Set your Galaxy NX up on your tripod, set to manual focus (which thanks to 5x magnification and focus peaking) is a doddle, stand back and say smile, the picture is taken vibration free. It is a class act.

Samsung include a Photo Suggest App which, thanks to the Galaxy NX built in GPS GLONASS, displays a map with images showing where others have taken pictures, so you can easily find areas of inspiration. It really is quite brilliant.

WiFi, 4G/LTE, 3G, Bluetooth 4 connectivity just add even more options to the camera,  needed for the fast moving demands of the 21st Century.

This is my second Galaxy NX, I found one new for well under £300 and I just had to buy it. I was trying to do a year with the Canon EOS M3 and one lens, but I really did miss the big display and image quality of the Galaxy NX, so I had to buy another one to replace the first one I sold last year. Besides, following Samsung’s announcement, I may not be able to buy another one ever again, which is a sad thing. I’m glad I did, as I love photographing with the Galaxy NX again. It is such fun. I didn’t realise how much I missed it until I started shooting with it again. It really is that good. (The only other camera I ever missed was my Leica M8, I loved that camera, but the ‘magenta’ issue was a killer  one, so it had to go).

My earlier post suggested the Galaxy NX was Samsung’s ‘iPhone’ moment: when launched nobody really understood what had just happened, but it changed the world forever. The Galaxy NX, I would still argue, is one of the most important cameras ever to be launched.

It was and is the ONLY interchangeable lens camera which can be connected 24/7 indoor and outdoor (Data SIM contract required, sold separately) , allow instant cloud based backup of images, instant transfer to One Drive, DropBox, Google+, Facebook, Twitter or whichever/ wherever you want to send your images. It is the only camera with a display large enough to edit on the go. No tablet or laptop needed.
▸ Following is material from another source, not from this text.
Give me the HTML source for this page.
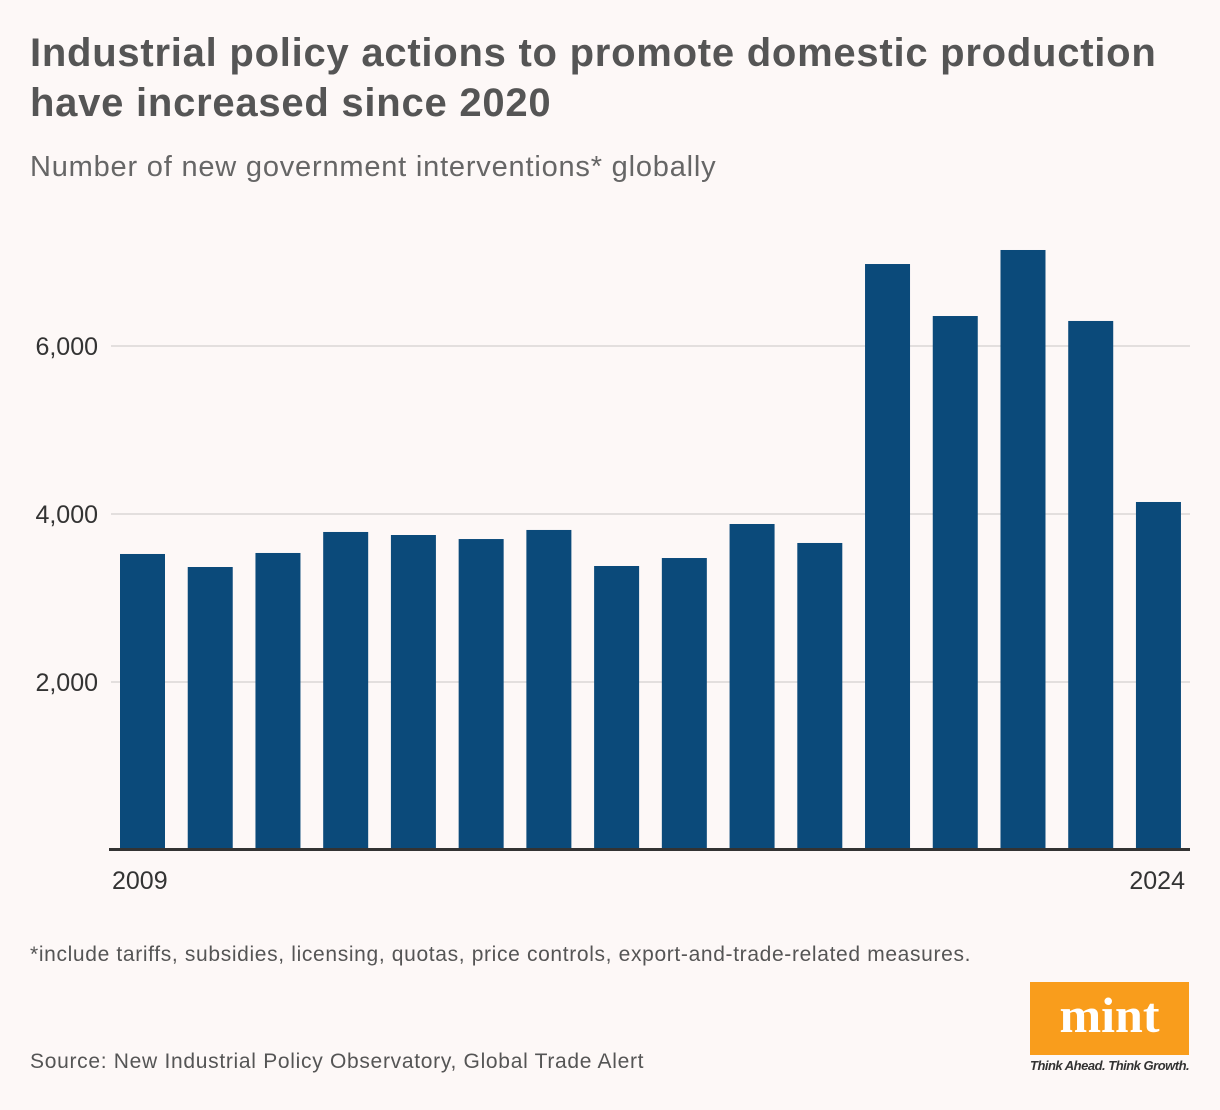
<!DOCTYPE html>
<html><head><meta charset="utf-8"><style>
body{margin:0;background:#fdf8f7;font-family:"Liberation Sans",sans-serif;}
#wrap{position:relative;width:1220px;height:1110px;overflow:hidden;background:#fdf8f7;}
.t{position:absolute;margin:0;}
</style></head><body>
<div id="wrap">
<h1 class="t" style="left:30px;top:28px;font-size:40px;line-height:50px;font-weight:bold;color:#555;letter-spacing:0.75px;">Industrial policy actions to promote domestic production<br>have increased since 2020</h1>
<div class="t" style="left:30px;top:151px;font-size:29px;color:#666;letter-spacing:0.8px;">Number of new government interventions* globally</div>
<svg id="chart" width="1220" height="900" style="position:absolute;left:0;top:0"></svg>
<div class="t" style="left:30px;top:943px;font-size:21px;color:#555;letter-spacing:0.65px;">*include tariffs, subsidies, licensing, quotas, price controls, export-and-trade-related measures.</div>
<div class="t" style="left:30px;top:1050px;font-size:21px;color:#555;letter-spacing:0.7px;">Source: New Industrial Policy Observatory, Global Trade Alert</div>
<div class="t" style="left:1030px;top:982px;width:159px;height:73px;background:#f99d1c;color:#fff;font-family:'Liberation Serif',serif;font-weight:bold;font-size:50px;text-align:center;line-height:66px;">mint</div>
<div class="t" style="left:1030px;top:1058px;width:160px;font-size:13px;font-style:italic;font-weight:bold;color:#333;white-space:nowrap;letter-spacing:-0.5px;">Think Ahead. Think Growth.</div>
</div>
<script>
const years=[2009,2010,2011,2012,2013,2014,2015,2016,2017,2018,2019,2020,2021,2022,2023,2024];
const values=[3524,3369,3536,3786,3750,3702,3810,3381,3476,3881,3655,6976,6357,7143,6298,4143];
const yTicks=[2000,4000,6000];
const xLabels=["2009","2024"];
const svg=document.getElementById('chart');
const NS='http://www.w3.org/2000/svg';
const y0=850,k=0.084;
const y=v=>y0-v*k;
const x=i=>120+i*67.73;
const bw=45;
function mk(t,a){const e=document.createElementNS(NS,t);for(const n in a)e.setAttribute(n,a[n]);svg.appendChild(e);return e;}
yTicks.forEach(v=>{
 const g=mk('line',{x1:111,x2:1190,y1:y(v),y2:y(v),stroke:'#e3dfde','stroke-width':2});
 
 
 const t=mk('text',{x:98,y:y(v)+9,'text-anchor':'end','font-size':25,fill:'#333','font-family':'Liberation Sans, sans-serif'});
 t.textContent=v.toLocaleString('en-US');
 
 
});
values.forEach((v,i)=>{
 const r=mk('rect',{x:x(i),y:y(v),width:bw,height:v*k-2,fill:'#0b4a7a'});
 
 
});
const ax=mk('rect',{x:109,y:848,width:1081,height:3,fill:'#333'});


const l1=mk('text',{x:112,y:889,'font-size':25,fill:'#333','font-family':'Liberation Sans, sans-serif'});
l1.textContent=xLabels[0];


const l2=mk('text',{x:1185,y:889,'text-anchor':'end','font-size':25,fill:'#333','font-family':'Liberation Sans, sans-serif'});
l2.textContent=xLabels[1];


</script>
</body></html>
The Galaxy NX is a brilliant camera. Not perfect by any means, but brilliant. Nothing today, compares to the capabilities it offers. More worryingly, nothing announced by any camera manufacturer for the future is even close to offering the same functionality the Galaxy NX offers.

Second hand prices are unbelievably low, so if you get a chance to grab one, I would recommend you do. After using the Galaxy NX, every other camera, just feels ‘insignificant’, ‘flawed’ or worse, ‘dated’ by comparison. I’ll be looking for a couple more to make sure I have one for many years to come. Nothing the other camera manufacturers are offering comes close to the features the Galaxy NX offers me and the convenience it provides with it’s connectivity. Time is money and the Galaxy NX saves me time.

It’s so sad Samsung, have decided to withdraw from the camera market. It’s a shame they haven’t developed the Galaxy NX further in the years since it launched. It really does deserve Samsung’s commitment. It is a great camera. Fortunately, I got one in the nick of time, I just wish I hadn’t sold my first one, then I would have two.